[Set problem]: Reproduce the entries shown below only from the line with "Emit a Python" down to the line with "[[-1.171], []], [[-1.503], []]]", keeping both end lines and copying each one exactly.

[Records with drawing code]
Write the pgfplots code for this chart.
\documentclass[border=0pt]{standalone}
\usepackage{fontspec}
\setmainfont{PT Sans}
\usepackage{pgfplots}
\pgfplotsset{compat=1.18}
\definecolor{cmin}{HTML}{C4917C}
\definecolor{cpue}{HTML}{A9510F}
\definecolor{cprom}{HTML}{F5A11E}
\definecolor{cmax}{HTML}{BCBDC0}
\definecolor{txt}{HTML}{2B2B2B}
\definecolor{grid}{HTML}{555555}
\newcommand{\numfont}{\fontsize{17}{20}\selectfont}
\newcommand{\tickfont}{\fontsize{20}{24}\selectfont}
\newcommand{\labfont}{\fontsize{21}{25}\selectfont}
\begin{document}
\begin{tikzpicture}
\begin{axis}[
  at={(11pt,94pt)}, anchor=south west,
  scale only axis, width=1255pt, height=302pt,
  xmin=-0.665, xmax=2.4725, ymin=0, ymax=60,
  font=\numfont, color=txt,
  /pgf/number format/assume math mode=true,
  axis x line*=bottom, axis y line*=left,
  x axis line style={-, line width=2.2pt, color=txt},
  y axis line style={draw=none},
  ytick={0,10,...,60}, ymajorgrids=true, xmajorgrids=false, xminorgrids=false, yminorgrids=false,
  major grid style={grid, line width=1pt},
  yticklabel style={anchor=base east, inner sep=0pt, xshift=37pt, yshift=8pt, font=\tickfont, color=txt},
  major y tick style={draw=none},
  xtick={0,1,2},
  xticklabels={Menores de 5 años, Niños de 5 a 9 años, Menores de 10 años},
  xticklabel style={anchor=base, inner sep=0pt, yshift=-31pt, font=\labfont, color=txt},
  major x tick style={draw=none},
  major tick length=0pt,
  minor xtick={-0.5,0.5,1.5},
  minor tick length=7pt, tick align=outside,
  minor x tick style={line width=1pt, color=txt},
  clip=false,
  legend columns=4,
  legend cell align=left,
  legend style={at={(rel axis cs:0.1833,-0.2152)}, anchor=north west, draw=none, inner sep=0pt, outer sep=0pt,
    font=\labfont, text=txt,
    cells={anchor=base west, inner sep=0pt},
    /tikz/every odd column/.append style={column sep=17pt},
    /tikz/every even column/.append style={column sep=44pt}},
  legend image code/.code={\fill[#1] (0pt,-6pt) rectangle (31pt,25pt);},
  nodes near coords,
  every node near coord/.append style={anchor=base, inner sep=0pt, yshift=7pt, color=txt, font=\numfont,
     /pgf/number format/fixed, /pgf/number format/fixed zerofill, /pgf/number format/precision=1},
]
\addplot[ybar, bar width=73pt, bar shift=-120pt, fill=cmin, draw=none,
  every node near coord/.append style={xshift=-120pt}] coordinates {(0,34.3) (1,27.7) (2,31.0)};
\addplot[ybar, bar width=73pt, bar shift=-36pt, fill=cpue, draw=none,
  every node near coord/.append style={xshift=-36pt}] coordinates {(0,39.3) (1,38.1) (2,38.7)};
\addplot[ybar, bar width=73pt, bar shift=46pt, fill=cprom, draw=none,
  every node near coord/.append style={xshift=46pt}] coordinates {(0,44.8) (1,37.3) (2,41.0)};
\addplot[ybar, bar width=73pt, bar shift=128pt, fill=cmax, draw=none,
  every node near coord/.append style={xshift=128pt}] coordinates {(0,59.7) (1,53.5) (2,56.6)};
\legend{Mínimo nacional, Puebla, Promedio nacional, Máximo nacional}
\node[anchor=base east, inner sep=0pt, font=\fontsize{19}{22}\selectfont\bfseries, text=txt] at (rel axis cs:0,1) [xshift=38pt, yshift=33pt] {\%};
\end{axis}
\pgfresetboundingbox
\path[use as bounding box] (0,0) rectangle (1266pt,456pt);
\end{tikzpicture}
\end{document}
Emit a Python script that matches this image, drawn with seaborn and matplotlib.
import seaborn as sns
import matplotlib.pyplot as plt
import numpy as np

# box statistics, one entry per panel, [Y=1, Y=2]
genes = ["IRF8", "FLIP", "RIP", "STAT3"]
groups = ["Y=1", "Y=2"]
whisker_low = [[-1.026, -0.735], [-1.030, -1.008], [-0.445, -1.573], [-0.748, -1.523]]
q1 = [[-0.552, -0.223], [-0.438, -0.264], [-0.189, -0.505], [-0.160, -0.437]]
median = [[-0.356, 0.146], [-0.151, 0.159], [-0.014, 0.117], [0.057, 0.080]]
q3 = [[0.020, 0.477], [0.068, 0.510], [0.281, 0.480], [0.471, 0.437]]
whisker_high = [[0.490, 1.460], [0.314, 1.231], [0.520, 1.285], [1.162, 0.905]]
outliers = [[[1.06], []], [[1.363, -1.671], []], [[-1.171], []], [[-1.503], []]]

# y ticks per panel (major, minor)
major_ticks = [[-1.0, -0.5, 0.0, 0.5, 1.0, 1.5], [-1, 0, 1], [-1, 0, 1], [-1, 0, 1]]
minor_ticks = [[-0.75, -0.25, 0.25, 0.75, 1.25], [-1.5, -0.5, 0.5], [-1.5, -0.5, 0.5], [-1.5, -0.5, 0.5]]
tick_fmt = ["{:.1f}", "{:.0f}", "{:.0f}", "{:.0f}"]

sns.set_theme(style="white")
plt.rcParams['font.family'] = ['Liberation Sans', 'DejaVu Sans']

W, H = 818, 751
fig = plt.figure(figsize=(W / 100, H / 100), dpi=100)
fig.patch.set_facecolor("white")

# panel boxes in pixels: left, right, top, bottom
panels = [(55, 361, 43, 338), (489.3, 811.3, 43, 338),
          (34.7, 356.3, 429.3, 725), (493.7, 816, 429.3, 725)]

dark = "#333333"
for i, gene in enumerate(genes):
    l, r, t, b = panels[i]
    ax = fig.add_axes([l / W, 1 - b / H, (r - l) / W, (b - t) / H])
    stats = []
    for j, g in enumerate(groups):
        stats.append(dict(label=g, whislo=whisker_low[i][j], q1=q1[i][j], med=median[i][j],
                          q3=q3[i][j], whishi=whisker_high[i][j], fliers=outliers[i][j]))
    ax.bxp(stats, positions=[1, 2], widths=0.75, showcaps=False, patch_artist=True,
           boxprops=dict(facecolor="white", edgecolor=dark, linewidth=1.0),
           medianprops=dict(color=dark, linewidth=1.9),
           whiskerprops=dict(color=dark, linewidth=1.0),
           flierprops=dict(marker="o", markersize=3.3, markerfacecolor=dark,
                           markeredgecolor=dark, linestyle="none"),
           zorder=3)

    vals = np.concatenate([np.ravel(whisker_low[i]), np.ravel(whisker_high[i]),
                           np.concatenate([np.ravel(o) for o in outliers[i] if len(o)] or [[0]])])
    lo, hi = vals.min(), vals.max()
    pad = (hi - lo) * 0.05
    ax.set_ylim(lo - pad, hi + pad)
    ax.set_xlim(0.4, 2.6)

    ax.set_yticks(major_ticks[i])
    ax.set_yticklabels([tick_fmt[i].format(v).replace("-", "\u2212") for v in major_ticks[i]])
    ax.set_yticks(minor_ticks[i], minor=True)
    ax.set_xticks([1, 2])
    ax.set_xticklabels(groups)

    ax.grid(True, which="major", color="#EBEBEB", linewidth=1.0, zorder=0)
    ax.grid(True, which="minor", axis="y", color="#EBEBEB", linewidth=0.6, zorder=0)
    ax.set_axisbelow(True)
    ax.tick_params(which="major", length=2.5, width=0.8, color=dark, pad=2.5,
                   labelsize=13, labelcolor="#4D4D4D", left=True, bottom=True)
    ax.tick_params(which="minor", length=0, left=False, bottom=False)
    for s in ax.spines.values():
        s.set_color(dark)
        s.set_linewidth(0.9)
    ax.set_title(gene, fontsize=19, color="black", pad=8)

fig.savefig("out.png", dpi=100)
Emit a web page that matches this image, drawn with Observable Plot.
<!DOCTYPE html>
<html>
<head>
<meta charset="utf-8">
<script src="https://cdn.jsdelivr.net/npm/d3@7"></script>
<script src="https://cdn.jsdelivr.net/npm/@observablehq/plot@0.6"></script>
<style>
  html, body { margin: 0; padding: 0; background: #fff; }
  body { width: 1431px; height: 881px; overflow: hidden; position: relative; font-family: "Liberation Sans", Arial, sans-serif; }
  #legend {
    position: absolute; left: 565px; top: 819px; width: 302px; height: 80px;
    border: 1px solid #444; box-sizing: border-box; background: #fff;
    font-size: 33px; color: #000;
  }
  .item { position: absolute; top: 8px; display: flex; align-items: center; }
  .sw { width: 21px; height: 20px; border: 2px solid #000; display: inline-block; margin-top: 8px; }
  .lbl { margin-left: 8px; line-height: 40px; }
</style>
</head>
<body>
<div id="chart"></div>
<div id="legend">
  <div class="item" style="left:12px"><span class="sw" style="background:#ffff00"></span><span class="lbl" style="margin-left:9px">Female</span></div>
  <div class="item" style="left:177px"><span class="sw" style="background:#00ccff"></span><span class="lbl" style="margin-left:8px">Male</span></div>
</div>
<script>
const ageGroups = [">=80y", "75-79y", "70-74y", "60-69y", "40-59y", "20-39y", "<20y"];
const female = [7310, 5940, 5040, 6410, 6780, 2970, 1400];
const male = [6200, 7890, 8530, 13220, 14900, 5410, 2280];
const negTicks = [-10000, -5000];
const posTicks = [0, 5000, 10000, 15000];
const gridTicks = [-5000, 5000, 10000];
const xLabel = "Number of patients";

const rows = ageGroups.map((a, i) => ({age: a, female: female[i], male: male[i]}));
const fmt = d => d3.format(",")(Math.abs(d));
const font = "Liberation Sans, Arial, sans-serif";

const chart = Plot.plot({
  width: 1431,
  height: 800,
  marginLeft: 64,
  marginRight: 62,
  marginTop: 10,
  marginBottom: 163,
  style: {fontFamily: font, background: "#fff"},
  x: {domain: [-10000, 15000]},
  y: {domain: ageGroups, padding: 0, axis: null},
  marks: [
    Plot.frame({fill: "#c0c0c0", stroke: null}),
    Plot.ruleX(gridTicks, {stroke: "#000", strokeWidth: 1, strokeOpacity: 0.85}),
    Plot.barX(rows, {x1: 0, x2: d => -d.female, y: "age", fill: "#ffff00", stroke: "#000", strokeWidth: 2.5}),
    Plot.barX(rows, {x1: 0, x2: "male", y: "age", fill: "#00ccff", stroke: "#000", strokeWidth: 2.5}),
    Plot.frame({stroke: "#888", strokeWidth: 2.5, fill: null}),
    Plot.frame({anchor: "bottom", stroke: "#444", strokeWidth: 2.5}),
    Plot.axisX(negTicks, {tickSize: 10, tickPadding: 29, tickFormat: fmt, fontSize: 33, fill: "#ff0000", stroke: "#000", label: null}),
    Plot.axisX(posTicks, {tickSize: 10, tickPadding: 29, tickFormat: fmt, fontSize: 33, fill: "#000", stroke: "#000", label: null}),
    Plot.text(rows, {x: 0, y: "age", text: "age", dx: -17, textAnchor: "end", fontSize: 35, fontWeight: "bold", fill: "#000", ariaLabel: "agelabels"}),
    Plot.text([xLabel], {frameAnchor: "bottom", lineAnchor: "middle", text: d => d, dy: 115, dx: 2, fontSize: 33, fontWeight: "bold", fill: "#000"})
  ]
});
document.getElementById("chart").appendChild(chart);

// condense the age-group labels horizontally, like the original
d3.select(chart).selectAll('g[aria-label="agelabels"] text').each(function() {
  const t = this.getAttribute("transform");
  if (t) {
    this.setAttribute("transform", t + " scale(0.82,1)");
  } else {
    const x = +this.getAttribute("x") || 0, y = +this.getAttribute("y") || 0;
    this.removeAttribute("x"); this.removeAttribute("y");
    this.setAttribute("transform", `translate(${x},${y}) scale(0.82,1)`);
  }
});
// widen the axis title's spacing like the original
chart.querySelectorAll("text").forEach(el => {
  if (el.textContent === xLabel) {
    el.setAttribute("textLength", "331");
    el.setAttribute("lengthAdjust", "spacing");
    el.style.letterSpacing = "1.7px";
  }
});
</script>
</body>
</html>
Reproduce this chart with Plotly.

[The response]:
Emit a Python script that matches this image, drawn with seaborn and matplotlib.
import seaborn as sns
import matplotlib.pyplot as plt
import numpy as np

# box statistics, one entry per panel, [Y=1, Y=2]
genes = ["IRF8", "FLIP", "RIP", "STAT3"]
groups = ["Y=1", "Y=2"]
whisker_low = [[-1.026, -0.735], [-1.030, -1.008], [-0.445, -1.573], [-0.748, -1.523]]
q1 = [[-0.552, -0.223], [-0.438, -0.264], [-0.189, -0.505], [-0.160, -0.437]]
median = [[-0.356, 0.146], [-0.151, 0.159], [-0.014, 0.117], [0.057, 0.080]]
q3 = [[0.020, 0.477], [0.068, 0.510], [0.281, 0.480], [0.471, 0.437]]
whisker_high = [[0.490, 1.460], [0.314, 1.231], [0.520, 1.285], [1.162, 0.905]]
outliers = [[[1.06], []], [[1.363, -1.671], []], [[-1.171], []], [[-1.503], []]]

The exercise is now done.